Perhaps now you have a better feel for just how big Grand Canyon really is. The best part, though? It’s getting bigger. With every rainstorm, with every flood, with every second the river flows, with every rockfall, every single second of every single day that the forces of erosion act upon it, Grand Canyon gets bigger. It gets wider, deeper, longer. Every single grain of dirt, clay, mud, or dust removed by wind, water, and time continues daily to shape this magnificent place.
What Now?
Go impress your friends with your stupendous knowledge of Grand Canyon! Go now! If you don’t go now, the canyon will change! You don’t need to run, I suppose, you may yet have a few years. I can promise that during your lifetime, Grand Canyon will remain much the same as it does today, However, wild places require constant vigilance. The building of Glen Canyon dam forever changed the character of Grand Canyon, and so too do future projects threaten the canyon’s wilderness. Development, industrial tourism such as helicopters and jeeps, and even mining interests still today stand at the gates of Grand Canyon, waiting. Learn more about preserving Grand Canyon and other wild landscapes here.

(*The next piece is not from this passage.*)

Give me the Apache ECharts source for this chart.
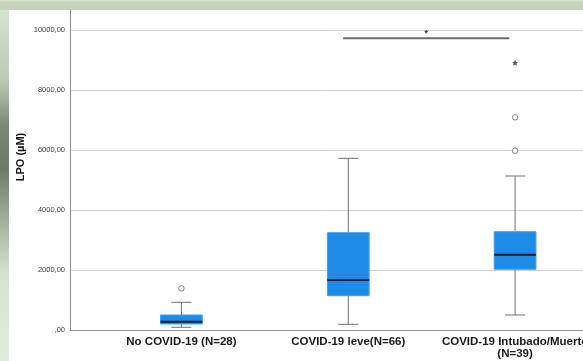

The best way to appreciate places like Grand Canyon is to get there and explore them. Hiring a guide service or outfitter can significantly enhance your experience, as the depth of knowledge and appreciation contained within the collective of these services is astounding.
May your trails be winding and crooked, the breath in your lungs pure, the sights in your eyes unspoiled. Go!